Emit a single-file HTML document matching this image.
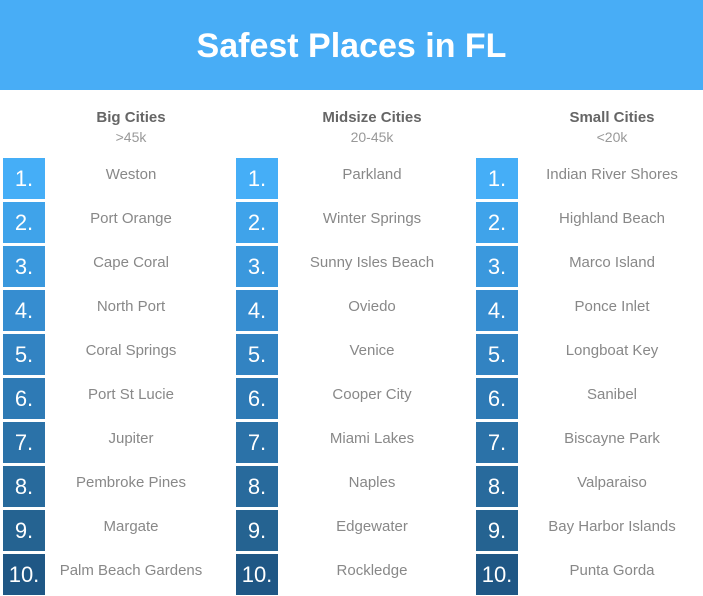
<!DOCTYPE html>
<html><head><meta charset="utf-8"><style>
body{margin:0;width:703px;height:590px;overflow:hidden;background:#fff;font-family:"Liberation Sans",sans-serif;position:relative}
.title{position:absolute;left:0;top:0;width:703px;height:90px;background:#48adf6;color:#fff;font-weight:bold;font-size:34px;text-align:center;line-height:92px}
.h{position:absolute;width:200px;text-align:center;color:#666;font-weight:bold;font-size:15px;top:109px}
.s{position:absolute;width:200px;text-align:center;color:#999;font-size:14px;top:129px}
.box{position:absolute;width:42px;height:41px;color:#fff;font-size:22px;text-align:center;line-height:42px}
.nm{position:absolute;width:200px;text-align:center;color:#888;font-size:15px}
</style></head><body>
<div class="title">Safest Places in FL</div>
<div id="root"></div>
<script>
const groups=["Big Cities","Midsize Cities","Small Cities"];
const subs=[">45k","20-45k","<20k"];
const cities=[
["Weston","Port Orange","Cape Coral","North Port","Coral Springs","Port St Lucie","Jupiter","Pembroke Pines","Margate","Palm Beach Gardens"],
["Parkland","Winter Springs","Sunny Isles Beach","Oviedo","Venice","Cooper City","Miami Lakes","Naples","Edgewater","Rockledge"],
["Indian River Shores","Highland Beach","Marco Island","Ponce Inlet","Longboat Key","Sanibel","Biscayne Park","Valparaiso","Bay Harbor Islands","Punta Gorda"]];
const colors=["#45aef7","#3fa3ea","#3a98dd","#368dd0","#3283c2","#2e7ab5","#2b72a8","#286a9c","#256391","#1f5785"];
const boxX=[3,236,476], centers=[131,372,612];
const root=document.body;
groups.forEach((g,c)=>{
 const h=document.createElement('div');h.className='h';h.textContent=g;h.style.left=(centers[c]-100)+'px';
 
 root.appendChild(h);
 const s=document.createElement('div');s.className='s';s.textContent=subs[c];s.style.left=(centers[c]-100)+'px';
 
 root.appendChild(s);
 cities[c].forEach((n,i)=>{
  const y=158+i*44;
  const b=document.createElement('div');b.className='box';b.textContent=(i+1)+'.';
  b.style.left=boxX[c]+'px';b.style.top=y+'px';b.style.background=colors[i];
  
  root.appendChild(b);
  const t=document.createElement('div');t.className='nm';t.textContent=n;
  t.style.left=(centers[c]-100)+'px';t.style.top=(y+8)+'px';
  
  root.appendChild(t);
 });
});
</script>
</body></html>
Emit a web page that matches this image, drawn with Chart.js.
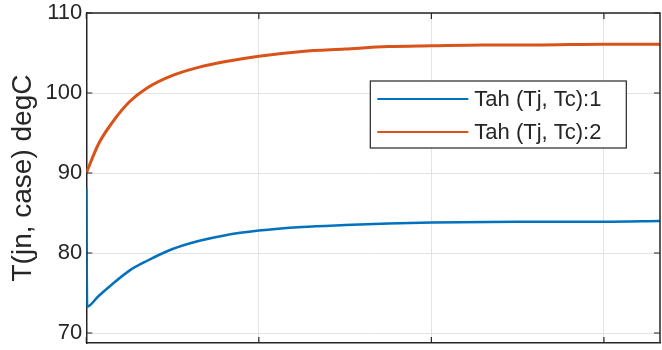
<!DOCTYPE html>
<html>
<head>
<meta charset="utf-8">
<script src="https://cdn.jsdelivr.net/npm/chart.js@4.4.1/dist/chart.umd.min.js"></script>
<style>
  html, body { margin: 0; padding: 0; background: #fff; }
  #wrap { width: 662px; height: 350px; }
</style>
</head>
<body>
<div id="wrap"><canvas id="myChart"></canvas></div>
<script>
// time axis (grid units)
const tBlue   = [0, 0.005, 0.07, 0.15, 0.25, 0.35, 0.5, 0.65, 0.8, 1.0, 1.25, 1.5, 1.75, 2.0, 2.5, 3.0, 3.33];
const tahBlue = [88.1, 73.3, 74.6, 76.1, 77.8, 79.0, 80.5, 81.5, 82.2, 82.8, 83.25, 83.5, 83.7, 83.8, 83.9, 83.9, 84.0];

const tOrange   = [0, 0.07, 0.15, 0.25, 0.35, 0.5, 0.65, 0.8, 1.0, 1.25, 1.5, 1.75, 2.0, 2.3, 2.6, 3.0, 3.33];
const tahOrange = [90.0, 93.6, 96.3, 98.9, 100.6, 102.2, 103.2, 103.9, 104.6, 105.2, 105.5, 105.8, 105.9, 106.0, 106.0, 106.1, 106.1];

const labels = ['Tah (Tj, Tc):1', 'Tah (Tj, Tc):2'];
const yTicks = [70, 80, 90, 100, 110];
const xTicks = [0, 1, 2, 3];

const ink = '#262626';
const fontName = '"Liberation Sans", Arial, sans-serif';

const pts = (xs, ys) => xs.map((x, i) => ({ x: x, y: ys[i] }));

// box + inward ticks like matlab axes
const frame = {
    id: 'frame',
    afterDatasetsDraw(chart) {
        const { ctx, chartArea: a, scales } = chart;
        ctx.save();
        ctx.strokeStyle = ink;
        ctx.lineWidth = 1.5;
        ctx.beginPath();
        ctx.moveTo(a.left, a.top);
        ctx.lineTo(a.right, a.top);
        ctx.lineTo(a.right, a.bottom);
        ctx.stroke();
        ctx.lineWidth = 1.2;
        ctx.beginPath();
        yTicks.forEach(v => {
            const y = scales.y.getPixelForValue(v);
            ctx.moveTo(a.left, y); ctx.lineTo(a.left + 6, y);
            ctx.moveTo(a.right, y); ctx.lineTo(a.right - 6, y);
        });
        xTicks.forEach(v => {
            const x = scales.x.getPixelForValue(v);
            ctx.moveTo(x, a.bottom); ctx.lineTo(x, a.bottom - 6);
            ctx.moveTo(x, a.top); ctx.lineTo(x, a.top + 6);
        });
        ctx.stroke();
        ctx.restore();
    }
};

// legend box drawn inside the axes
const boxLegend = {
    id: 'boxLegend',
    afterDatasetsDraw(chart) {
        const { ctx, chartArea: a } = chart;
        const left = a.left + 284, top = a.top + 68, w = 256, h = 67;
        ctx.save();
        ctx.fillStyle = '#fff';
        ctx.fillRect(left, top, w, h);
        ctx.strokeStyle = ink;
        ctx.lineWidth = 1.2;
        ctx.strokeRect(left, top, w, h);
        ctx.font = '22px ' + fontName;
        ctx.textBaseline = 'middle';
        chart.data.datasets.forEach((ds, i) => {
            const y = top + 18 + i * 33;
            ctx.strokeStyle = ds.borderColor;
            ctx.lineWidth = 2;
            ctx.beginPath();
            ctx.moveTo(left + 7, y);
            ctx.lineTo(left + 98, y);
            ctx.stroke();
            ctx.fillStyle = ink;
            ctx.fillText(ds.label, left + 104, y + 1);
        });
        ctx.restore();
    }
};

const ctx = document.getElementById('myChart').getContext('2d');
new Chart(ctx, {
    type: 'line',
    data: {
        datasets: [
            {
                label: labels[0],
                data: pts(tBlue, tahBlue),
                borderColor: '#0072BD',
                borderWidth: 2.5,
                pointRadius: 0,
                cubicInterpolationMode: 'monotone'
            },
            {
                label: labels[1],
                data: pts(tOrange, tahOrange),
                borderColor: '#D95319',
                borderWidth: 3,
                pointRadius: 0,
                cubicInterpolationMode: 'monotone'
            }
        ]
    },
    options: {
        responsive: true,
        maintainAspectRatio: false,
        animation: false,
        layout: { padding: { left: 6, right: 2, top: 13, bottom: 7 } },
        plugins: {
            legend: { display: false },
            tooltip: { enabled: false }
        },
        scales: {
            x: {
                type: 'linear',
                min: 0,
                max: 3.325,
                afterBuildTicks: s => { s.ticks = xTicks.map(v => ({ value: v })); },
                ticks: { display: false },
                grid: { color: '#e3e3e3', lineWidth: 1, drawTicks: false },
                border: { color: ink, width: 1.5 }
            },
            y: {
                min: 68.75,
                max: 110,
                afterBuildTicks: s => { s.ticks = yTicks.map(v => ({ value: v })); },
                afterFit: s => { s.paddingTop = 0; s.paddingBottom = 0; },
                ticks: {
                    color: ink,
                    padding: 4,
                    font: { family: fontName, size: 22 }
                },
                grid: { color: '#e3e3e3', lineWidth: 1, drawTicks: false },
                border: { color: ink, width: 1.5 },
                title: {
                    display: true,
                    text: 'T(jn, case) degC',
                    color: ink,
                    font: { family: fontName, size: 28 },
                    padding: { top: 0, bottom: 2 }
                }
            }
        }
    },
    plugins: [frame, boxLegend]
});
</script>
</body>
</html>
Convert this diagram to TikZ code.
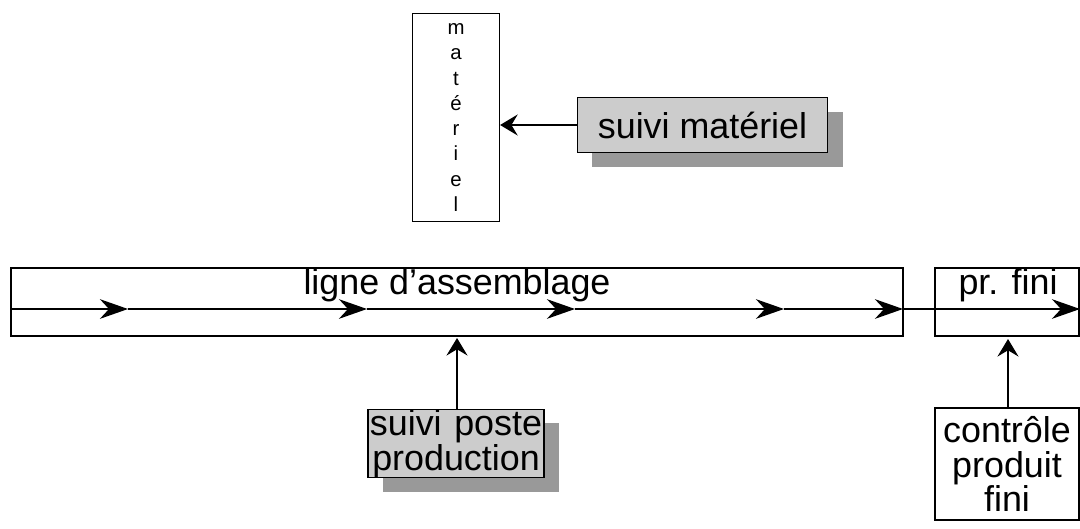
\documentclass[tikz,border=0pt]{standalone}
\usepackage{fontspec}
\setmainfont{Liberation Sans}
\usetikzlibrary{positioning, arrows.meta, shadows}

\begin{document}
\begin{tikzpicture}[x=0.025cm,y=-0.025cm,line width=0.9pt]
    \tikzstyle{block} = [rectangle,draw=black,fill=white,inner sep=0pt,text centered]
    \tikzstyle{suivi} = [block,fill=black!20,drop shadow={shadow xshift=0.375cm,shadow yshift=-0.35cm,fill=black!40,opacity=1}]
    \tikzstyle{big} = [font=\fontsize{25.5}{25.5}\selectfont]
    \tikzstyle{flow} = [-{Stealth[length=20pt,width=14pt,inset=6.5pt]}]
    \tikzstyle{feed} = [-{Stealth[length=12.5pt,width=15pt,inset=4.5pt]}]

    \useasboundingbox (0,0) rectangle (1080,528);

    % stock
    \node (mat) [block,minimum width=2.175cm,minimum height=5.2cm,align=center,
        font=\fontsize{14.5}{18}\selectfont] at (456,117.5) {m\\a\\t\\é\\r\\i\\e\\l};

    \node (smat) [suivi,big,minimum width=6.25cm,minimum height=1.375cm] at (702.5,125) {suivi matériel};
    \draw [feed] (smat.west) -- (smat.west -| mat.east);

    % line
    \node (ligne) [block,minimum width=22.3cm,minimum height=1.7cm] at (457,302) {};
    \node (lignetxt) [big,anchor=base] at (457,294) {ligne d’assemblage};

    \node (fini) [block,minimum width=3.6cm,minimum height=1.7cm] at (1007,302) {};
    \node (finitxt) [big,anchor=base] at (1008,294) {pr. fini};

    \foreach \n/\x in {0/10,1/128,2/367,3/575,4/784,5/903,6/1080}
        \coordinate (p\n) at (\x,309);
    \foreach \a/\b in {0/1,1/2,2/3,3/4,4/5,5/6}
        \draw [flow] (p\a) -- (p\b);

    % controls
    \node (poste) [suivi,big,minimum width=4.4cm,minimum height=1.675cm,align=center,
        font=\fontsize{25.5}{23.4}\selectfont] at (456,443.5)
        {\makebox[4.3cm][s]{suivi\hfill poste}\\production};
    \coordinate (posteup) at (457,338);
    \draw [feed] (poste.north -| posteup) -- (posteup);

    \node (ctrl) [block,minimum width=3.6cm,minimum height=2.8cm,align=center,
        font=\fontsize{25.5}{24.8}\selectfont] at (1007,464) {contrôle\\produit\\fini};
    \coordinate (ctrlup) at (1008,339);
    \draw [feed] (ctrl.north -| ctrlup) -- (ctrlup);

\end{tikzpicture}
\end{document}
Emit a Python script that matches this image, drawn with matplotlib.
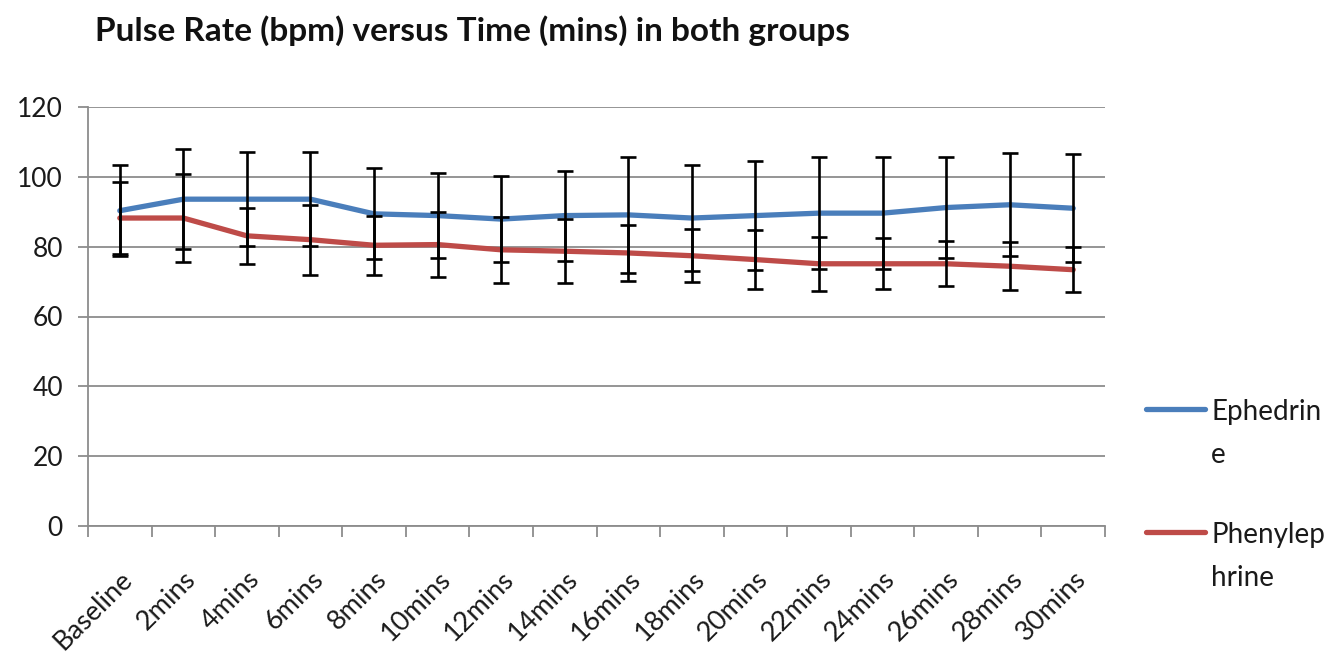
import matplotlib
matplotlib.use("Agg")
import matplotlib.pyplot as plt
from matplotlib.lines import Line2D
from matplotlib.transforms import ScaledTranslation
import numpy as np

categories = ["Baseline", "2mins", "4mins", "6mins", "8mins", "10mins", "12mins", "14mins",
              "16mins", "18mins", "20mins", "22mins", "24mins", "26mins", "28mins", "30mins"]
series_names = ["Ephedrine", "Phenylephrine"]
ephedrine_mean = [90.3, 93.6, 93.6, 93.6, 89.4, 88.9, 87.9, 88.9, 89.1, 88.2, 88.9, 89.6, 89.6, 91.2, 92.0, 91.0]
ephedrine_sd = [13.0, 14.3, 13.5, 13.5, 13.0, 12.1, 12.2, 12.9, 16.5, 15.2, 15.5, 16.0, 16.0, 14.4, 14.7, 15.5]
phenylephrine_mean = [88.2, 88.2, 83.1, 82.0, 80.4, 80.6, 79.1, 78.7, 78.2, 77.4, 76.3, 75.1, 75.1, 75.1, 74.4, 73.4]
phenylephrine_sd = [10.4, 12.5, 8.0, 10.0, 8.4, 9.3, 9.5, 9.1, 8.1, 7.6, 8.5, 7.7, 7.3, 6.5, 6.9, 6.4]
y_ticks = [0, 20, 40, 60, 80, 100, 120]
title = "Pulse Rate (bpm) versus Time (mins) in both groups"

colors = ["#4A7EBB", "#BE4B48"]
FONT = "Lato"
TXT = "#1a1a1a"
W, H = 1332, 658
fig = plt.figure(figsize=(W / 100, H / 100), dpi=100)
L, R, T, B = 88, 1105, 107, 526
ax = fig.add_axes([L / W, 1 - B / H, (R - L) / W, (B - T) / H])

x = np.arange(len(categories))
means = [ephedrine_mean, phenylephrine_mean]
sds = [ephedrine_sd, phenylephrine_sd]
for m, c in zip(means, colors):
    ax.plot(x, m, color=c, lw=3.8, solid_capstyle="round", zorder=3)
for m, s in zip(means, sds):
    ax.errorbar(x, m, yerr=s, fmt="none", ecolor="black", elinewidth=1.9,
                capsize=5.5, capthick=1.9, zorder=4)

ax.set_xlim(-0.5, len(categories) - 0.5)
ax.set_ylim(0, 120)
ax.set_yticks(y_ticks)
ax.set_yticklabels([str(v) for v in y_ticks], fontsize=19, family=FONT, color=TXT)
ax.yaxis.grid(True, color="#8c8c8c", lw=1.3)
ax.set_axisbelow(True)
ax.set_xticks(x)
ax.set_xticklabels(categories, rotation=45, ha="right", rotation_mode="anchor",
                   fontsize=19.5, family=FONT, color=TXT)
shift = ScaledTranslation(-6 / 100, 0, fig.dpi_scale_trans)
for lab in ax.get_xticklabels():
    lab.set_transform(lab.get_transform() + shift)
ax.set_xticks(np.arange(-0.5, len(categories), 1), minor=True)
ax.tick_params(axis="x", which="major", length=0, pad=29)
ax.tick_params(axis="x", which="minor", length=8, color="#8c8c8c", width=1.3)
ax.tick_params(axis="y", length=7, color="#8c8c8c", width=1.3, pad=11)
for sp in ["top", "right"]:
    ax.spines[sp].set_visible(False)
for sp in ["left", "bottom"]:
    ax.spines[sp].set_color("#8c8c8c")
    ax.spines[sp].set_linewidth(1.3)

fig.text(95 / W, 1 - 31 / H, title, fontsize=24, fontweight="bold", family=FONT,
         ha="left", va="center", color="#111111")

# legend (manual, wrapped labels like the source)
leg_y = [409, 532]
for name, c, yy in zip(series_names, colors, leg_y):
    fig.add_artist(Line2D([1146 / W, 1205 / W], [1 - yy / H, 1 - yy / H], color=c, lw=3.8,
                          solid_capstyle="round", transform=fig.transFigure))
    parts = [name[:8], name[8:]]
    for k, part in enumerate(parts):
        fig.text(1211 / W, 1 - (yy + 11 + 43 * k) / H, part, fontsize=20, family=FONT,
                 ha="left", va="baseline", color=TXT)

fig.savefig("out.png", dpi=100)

## Requirement
Skip the pictures and repeat, word for word, the lines from the one containing "Convert this diagram to TikZ code." to the one containing "(smat.west -| mat.east);", keeping both of those lines.

## Solution
Convert this diagram to TikZ code.
\documentclass[tikz,border=0pt]{standalone}
\usepackage{fontspec}
\setmainfont{Liberation Sans}
\usetikzlibrary{positioning, arrows.meta, shadows}

\begin{document}
\begin{tikzpicture}[x=0.025cm,y=-0.025cm,line width=0.9pt]
    \tikzstyle{block} = [rectangle,draw=black,fill=white,inner sep=0pt,text centered]
    \tikzstyle{suivi} = [block,fill=black!20,drop shadow={shadow xshift=0.375cm,shadow yshift=-0.35cm,fill=black!40,opacity=1}]
    \tikzstyle{big} = [font=\fontsize{25.5}{25.5}\selectfont]
    \tikzstyle{flow} = [-{Stealth[length=20pt,width=14pt,inset=6.5pt]}]
    \tikzstyle{feed} = [-{Stealth[length=12.5pt,width=15pt,inset=4.5pt]}]

    \useasboundingbox (0,0) rectangle (1080,528);

    % stock
    \node (mat) [block,minimum width=2.175cm,minimum height=5.2cm,align=center,
        font=\fontsize{14.5}{18}\selectfont] at (456,117.5) {m\\a\\t\\é\\r\\i\\e\\l};

    \node (smat) [suivi,big,minimum width=6.25cm,minimum height=1.375cm] at (702.5,125) {suivi matériel};
    \draw [feed] (smat.west) -- (smat.west -| mat.east);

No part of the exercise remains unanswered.